A superação do binômio clero-leigos
É a partir da década de 1950 que a teologia do laicato vai dar um salto qualitativo, rompendo com o binômio clero-leigos e contribuindo para a configuração da Igreja na perspectiva de um novo binômio – comunidade-ministérios. O avanço deveu-se muito aos jovens da Ação Católica, ou seja, à militância dos próprios leigos. Por ocasião do II Congresso Mundial da Ação Católica, o Papa Pio XII afirmaria em seu discurso, que o movimento “tem o mandato da hierarquia, mas o clero não tem o monopólio do apostolado livre”. Com isso, do ponto de vista eclesiológico, se continua identificando a Igreja com a hierarquia, mas na prática pastoral, cada vez mais os leigos vão se fazendo Igreja e questionando a configuração desta em duas classes de cristãos.
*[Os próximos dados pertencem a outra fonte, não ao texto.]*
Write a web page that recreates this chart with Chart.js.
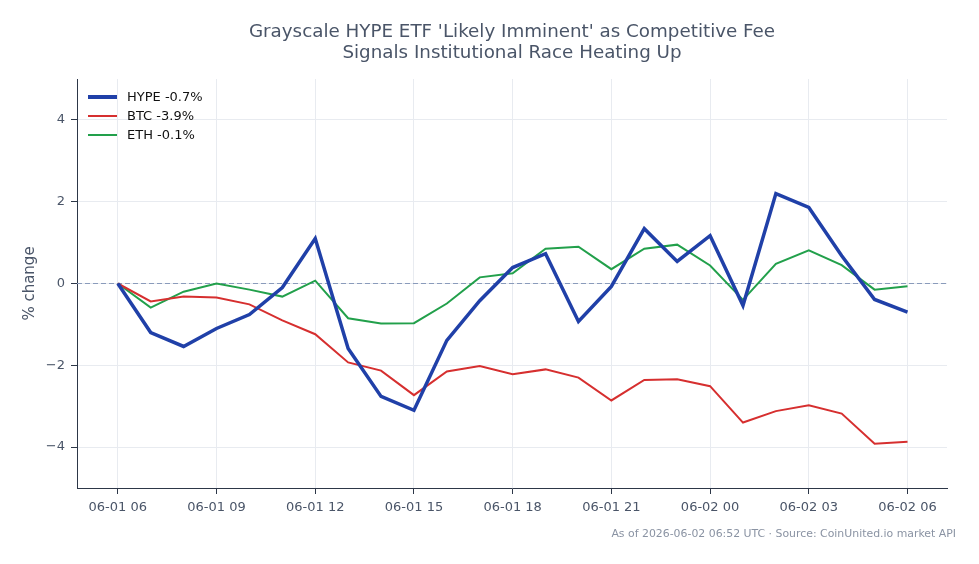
<!DOCTYPE html>
<html>
<head>
<meta charset="utf-8">
<script src="https://cdn.jsdelivr.net/npm/chart.js@4"></script>
<style>
  html, body { margin: 0; padding: 0; background: #ffffff; }
  #wrap { width: 979px; height: 564px; position: relative; }
</style>
</head>
<body>
<div id="wrap"><canvas id="c" width="979" height="564"></canvas></div>
<script>
const categories = ["06-01 06","06-01 07","06-01 08","06-01 09","06-01 10","06-01 11","06-01 12","06-01 13","06-01 14","06-01 15","06-01 16","06-01 17","06-01 18","06-01 19","06-01 20","06-01 21","06-01 22","06-01 23","06-02 00","06-02 01","06-02 02","06-02 03","06-02 04","06-02 05","06-02 06"];
const hypeValues = [0, -1.20, -1.54, -1.10, -0.76, -0.10, 1.10, -1.59, -2.76, -3.10, -1.39, -0.42, 0.39, 0.73, -0.93, -0.07, 1.34, 0.54, 1.17, -0.54, 2.20, 1.86, 0.68, -0.39, -0.70];
const btcValues  = [0, -0.44, -0.32, -0.34, -0.51, -0.90, -1.24, -1.93, -2.13, -2.73, -2.15, -2.02, -2.22, -2.10, -2.30, -2.86, -2.36, -2.34, -2.51, -3.40, -3.12, -2.98, -3.18, -3.92, -3.87];
const ethValues  = [0, -0.59, -0.20, 0.00, -0.15, -0.32, 0.07, -0.85, -0.98, -0.97, -0.49, 0.15, 0.25, 0.85, 0.90, 0.35, 0.85, 0.95, 0.44, -0.40, 0.48, 0.81, 0.45, -0.15, -0.07];
const seriesNames = ["HYPE -0.7%", "BTC -3.9%", "ETH -0.1%"];
const xTickLabels = ["06-01 06","06-01 09","06-01 12","06-01 15","06-01 18","06-01 21","06-02 00","06-02 03","06-02 06"];
const yTickValues = [-4, -2, 0, 2, 4];
const titleLines = ["Grayscale HYPE ETF 'Likely Imminent' as Competitive Fee", "Signals Institutional Race Heating Up"];
const footerText = "As of 2026-06-02 06:52 UTC \u00b7 Source: CoinUnited.io market API";

const FONT = "'DejaVu Sans', sans-serif";
const toPoints = arr => arr.map((v, i) => ({ x: i, y: v }));

const zeroLine = {
  id: 'zeroLine',
  beforeDatasetsDraw(chart) {
    const { ctx, chartArea, scales } = chart;
    const y = scales.y.getPixelForValue(0);
    ctx.save();
    ctx.strokeStyle = '#8a9bbb';
    ctx.lineWidth = 1;
    ctx.setLineDash([5, 3]);
    ctx.beginPath();
    ctx.moveTo(chartArea.left, y);
    ctx.lineTo(chartArea.right, y);
    ctx.stroke();
    ctx.restore();
  }
};

const texts = {
  id: 'texts',
  afterDraw(chart) {
    const { ctx, chartArea } = chart;
    ctx.save();
    // title
    const cx = (chartArea.left + chartArea.right) / 2;
    ctx.font = "18.3px " + FONT;
    ctx.fillStyle = '#4a5568';
    ctx.textAlign = 'center';
    ctx.textBaseline = 'middle';
    titleLines.forEach((t, i) => ctx.fillText(t, cx, 32 + i * 21));
    // legend
    ctx.font = "13px " + FONT;
    ctx.textAlign = 'left';
    chart.data.datasets.forEach((ds, i) => {
      const y = chartArea.top + 18 + i * 19;
      ctx.strokeStyle = ds.borderColor;
      ctx.lineWidth = i === 0 ? 4 : ds.borderWidth;
      ctx.setLineDash([]);
      ctx.beginPath();
      ctx.moveTo(chartArea.left + 11, y);
      ctx.lineTo(chartArea.left + 40, y);
      ctx.stroke();
      ctx.fillStyle = '#111111';
      ctx.fillText(ds.label, chartArea.left + 50, y + 0.5);
    });
    // footer
    ctx.font = "10.9px " + FONT;
    ctx.fillStyle = '#8a93a3';
    ctx.textAlign = 'right';
    ctx.fillText(footerText, 956, 534);
    ctx.restore();
  }
};

new Chart(document.getElementById('c'), {
  type: 'line',
  data: {
    datasets: [
      { label: seriesNames[0], data: toPoints(hypeValues), borderColor: '#2040a8', backgroundColor: '#2040a8', borderWidth: 3.5, pointRadius: 0, tension: 0, order: 0 },
      { label: seriesNames[1], data: toPoints(btcValues), borderColor: '#d62f2f', backgroundColor: '#d62f2f', borderWidth: 2, pointRadius: 0, tension: 0, order: 1 },
      { label: seriesNames[2], data: toPoints(ethValues), borderColor: '#22a04b', backgroundColor: '#22a04b', borderWidth: 2, pointRadius: 0, tension: 0, order: 2 }
    ]
  },
  plugins: [zeroLine, texts],
  options: {
    responsive: false,
    animation: false,
    layout: { padding: { left: 0, right: 32, top: 79, bottom: 0 } },
    plugins: {
      title: { display: false },
      legend: { display: false },
      tooltip: { enabled: false }
    },
    scales: {
      x: {
        type: 'linear',
        min: -1.24,
        max: 25.2,
        afterBuildTicks: axis => { axis.ticks = xTickLabels.map((_, k) => ({ value: k * 3 })); },
        afterFit: axis => { axis.height = 76; },
        ticks: {
          callback: (v) => xTickLabels[Math.round(v / 3)],
          color: '#4a5568',
          font: { family: FONT, size: 13 },
          maxRotation: 0,
          autoSkip: false,
          padding: 6
        },
        grid: { color: '#e8ebf0', tickColor: '#2d3748', tickLength: 6, drawTicks: true },
        border: { color: '#2d3748', width: 1 }
      },
      y: {
        min: -5,
        max: 5,
        afterBuildTicks: axis => { axis.ticks = yTickValues.map(v => ({ value: v })); },
        afterFit: axis => { axis.width = 77; },
        title: {
          display: true,
          text: '% change',
          color: '#4a5568',
          font: { family: FONT, size: 15 },
          padding: { top: 21, bottom: 0 }
        },
        ticks: {
          callback: v => String(v).replace('-', '\u2212'),
          color: '#4a5568',
          font: { family: FONT, size: 13 },
          padding: 6
        },
        grid: { color: '#e8ebf0', tickColor: '#2d3748', tickLength: 6, drawTicks: true },
        border: { color: '#2d3748', width: 1 }
      }
    }
  }
});
</script>
</body>
</html>
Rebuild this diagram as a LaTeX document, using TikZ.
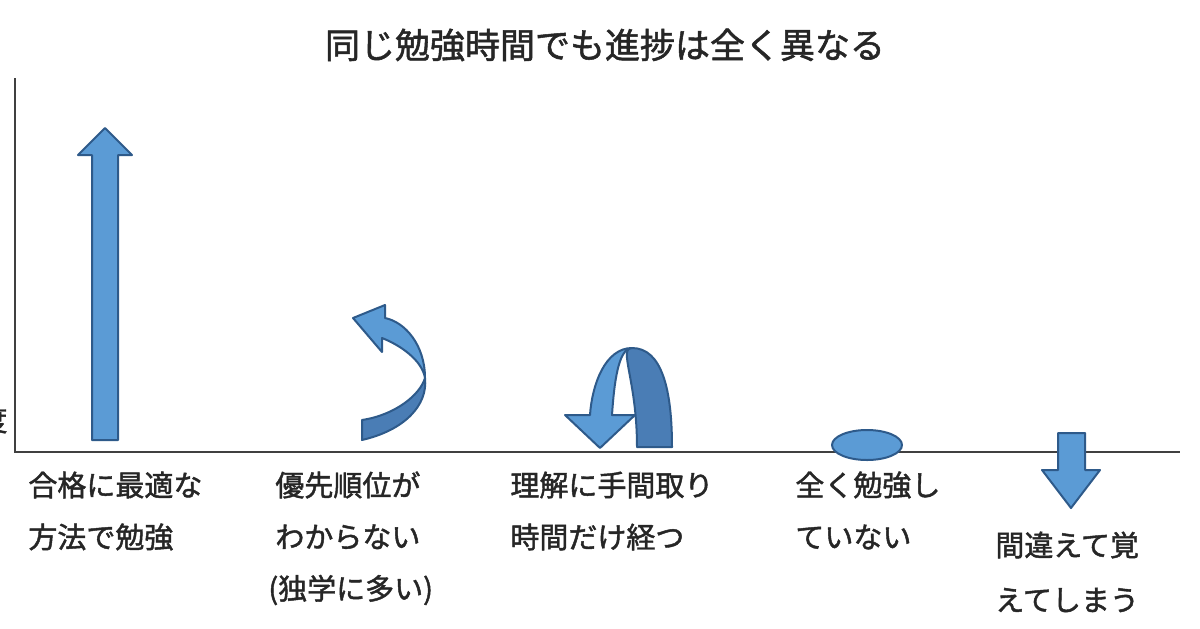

Na década de 1960, os questionamentos dos leigos da Ação Católica desembocariam num confronto com o clero, em especial com os bispos, gerando uma profunda crise no movimento e sua posterior dissolução. Entretanto, sua contribuição não estava perdida, pois seus frutos seriam acolhidos pelo Concílio Vaticano II. Muito da nova teologia do laicato, gestada pelas práticas dos próprios leigos e leigas, estava recolhida nas obras pioneiras do teólogo Y. Congar e, do fundador da JOC, J. Cardijn. Ambos participariam do Concílio e fariam ecoar na aula conciliar a voz do movimento leigo: a identidade e missão do laicato não é derivada da hierarquia, pois se funda no sacramento do batismo, de onde brotam todos os ministérios na Igreja, dado que o Povo de Deus é todo ele um povo profético, sacerdotal e régio. Por isso, não há duas classes de cristãos - clero-leigos – mas um único gênero de fiéis, que conforma “uma Igreja toda ela ministerial”.